Disinformation: consolation and catastrophe during coronavirus

As COVID-19 headlines continue to dominate news cycles, pro-Kremlin disinformation outlets are working tirelessly to churn out false stories about the virus.

As soon as news broke of the first cases in late January, these outlets had their conspiracy theory ready for dissemination: “The virus is created in NATO and/or laboratories”.

This is a line they continue to repeat but researchers monitoring and collecting these stories have started to spot a pattern – depending on the target audience. If it’s a Russian audience, then these outlets describe the virus as a form of foreign aggression: the virus comes from Latvia, from the United States and will affect only foreign countries, and so on.

The stories aim to offer consolation to their domestic audience that the democratic system is failing these countries.
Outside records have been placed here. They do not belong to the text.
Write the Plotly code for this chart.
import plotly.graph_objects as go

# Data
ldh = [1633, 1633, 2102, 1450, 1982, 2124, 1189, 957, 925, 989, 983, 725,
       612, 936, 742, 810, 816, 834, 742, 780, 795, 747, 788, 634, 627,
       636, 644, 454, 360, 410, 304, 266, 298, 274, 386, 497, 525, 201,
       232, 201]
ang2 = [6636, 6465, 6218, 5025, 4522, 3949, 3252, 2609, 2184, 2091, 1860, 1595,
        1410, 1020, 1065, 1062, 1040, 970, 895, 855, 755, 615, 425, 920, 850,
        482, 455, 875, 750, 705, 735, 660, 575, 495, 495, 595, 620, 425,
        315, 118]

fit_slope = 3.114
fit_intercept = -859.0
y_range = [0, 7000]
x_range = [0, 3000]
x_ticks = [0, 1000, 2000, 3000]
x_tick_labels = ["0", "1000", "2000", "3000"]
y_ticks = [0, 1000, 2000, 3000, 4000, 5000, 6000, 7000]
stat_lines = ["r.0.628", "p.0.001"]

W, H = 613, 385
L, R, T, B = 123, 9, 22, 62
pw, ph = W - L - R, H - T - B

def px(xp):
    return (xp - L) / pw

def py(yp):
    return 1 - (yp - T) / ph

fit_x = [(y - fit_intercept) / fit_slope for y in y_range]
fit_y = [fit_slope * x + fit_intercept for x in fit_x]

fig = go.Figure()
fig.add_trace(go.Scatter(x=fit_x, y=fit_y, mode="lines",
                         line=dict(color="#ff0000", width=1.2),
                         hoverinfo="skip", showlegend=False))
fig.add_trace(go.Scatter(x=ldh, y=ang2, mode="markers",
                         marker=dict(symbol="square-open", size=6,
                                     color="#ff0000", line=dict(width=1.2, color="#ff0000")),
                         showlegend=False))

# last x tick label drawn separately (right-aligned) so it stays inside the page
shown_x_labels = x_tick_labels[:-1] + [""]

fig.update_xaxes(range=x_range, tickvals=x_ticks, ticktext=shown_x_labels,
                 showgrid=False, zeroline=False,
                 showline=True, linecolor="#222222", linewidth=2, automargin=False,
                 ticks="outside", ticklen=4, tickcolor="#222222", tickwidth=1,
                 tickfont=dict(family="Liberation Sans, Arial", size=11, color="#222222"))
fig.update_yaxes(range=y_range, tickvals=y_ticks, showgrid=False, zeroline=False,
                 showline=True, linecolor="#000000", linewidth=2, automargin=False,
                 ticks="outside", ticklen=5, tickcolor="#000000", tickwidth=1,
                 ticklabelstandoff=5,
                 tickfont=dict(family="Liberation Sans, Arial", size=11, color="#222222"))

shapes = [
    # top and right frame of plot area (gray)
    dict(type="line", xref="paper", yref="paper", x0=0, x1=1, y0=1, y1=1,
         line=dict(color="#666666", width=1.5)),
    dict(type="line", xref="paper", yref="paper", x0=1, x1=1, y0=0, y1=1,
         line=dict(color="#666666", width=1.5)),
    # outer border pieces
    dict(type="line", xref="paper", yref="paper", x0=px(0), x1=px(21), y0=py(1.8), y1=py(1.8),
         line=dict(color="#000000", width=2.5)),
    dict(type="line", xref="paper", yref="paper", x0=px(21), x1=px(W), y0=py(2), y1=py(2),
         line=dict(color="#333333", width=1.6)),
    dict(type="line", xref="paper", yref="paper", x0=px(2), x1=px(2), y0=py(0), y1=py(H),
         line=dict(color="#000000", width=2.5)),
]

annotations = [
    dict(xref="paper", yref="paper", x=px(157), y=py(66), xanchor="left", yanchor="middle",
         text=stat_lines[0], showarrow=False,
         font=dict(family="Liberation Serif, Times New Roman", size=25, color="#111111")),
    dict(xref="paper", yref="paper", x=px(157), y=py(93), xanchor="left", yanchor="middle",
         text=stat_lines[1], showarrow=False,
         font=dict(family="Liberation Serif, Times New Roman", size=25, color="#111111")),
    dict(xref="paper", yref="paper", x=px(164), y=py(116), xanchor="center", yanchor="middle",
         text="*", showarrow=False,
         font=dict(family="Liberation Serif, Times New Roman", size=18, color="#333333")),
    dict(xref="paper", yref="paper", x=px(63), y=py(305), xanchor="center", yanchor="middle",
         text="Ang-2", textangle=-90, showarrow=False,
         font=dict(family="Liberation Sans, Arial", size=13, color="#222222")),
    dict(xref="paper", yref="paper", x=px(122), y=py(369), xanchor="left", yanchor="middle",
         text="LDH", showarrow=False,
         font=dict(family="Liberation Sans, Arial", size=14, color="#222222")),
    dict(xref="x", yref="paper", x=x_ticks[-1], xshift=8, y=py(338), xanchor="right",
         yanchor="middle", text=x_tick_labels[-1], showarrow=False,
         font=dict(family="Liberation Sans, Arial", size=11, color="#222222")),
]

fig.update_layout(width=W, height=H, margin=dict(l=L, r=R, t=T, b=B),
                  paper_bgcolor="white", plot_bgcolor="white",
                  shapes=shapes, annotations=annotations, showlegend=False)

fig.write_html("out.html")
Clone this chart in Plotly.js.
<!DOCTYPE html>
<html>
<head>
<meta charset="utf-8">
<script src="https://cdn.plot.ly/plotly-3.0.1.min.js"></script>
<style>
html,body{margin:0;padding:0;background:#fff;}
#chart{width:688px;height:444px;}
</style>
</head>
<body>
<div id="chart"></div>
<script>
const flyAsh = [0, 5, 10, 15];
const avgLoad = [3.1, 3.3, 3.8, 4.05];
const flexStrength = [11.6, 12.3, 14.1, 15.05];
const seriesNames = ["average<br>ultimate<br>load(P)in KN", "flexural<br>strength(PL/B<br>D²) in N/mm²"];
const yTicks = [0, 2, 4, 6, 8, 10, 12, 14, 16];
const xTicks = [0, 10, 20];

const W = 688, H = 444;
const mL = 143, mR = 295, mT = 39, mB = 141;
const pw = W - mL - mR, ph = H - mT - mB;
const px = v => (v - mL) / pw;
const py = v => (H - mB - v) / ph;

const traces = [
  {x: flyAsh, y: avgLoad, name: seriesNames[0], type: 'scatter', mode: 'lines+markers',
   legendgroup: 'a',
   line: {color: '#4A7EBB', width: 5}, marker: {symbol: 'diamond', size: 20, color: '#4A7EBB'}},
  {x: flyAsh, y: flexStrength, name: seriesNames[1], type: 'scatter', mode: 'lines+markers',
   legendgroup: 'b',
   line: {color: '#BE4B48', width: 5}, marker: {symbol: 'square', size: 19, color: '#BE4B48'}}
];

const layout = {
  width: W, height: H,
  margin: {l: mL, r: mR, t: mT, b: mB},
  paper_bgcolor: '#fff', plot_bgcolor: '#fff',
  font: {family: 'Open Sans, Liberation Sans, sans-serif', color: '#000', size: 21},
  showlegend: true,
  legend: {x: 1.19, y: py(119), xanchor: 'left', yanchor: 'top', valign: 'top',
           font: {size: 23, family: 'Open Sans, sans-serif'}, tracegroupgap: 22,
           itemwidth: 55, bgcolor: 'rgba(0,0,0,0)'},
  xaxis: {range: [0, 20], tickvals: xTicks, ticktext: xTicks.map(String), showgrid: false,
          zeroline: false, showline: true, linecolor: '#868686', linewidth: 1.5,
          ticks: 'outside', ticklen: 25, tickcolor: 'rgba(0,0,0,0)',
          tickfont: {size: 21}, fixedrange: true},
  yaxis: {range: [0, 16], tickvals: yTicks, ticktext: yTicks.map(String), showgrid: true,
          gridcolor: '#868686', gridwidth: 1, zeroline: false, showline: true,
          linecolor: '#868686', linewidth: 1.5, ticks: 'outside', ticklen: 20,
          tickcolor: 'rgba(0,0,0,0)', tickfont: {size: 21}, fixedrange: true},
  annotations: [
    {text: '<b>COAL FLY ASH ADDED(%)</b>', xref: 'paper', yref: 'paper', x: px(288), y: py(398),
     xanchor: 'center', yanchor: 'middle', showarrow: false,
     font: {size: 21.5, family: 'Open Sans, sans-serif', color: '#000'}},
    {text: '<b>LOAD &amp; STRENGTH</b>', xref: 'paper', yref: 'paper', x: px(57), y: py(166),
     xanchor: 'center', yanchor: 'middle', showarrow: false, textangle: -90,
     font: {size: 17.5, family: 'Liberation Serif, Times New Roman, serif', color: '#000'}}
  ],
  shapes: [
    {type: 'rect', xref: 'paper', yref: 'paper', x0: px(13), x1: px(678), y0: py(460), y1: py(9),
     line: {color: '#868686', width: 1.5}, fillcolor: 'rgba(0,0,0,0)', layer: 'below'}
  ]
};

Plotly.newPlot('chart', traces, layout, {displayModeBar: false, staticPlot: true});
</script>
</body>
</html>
The stories aimed at international audiences are similar in that they describe the virus as man-made but are then tweaked to describe the virus in more sinister terms. So, for example, the virus is being spread to reduce the planet’s population, there is no outbreak, it’s being used to inject nano-chips and, finally, the virus is being used by the global elites to introduce tyranny.

South Front, a leading English language pro-Kremlin disinformation outlet, even went so far as to suggest that the virus is all a scheme by the Italian government to milk EU for money and relax stringent EU budgetary rules.

While the domestic audience is fed consolation, the international audience is presented with the apocalypse.

These outlets would have us believe that global elites, European governments, UN agencies and civil society are all plotting to impose tyranny.

Disinformation is always an exercise in bad faith but during such an exceptionally difficult time, when many across the globe are still getting to grips with the social and economic realities of quarantine rules, these tactics seem especially callous.

It is also particularly insidious since there are indeed instances of countries that are using the global health crisis as an excuse or a distraction.

In Israel, for example, the government approved the use of tracking technology developed to combat terrorism to retrace the movements of coronavirus patients. Critics argue that the use of this location technology, so far limited to 30 days, constitutes a dangerous precedent and an invasion of Israeli citizens’ privacy.

And while the world remains focused on COVID-19 headlines, China announced it plans to expel 13 journalists from three major US publications in an unprecedented retaliation against foreign media in the country. Its propaganda machine has also been in overdrive both at home and abroad. While propagating the lie that the virus in Wuhan was brought in by the US military, it seeks acknowledgement for help it didn’t necessarily give in European countries battling the crisis.

Hungary’s Victor Orban has used the crisis to clamp down on press freedom, and he’s not the only one as international press freedom organisations repeat calls for the crisis not to be used to clamp down on journalists.

Russia’s President Vladimir Putin saw a global crisis and decided that what the world needed was more Putin, which is why he backed an amendment to the Constitution that would allow him to run again after his presidential term ends, with the potential to remain in power until 2036.

Pro-Kremlin disinformation efforts, targeting an international audience, aim to create distrust in national, European and International institutions; distrust in experts, health care systems and the individuals engaged in the work to help those affected by the virus.

In a situation where trust, cooperation and persistence are essential, disinformation kills people.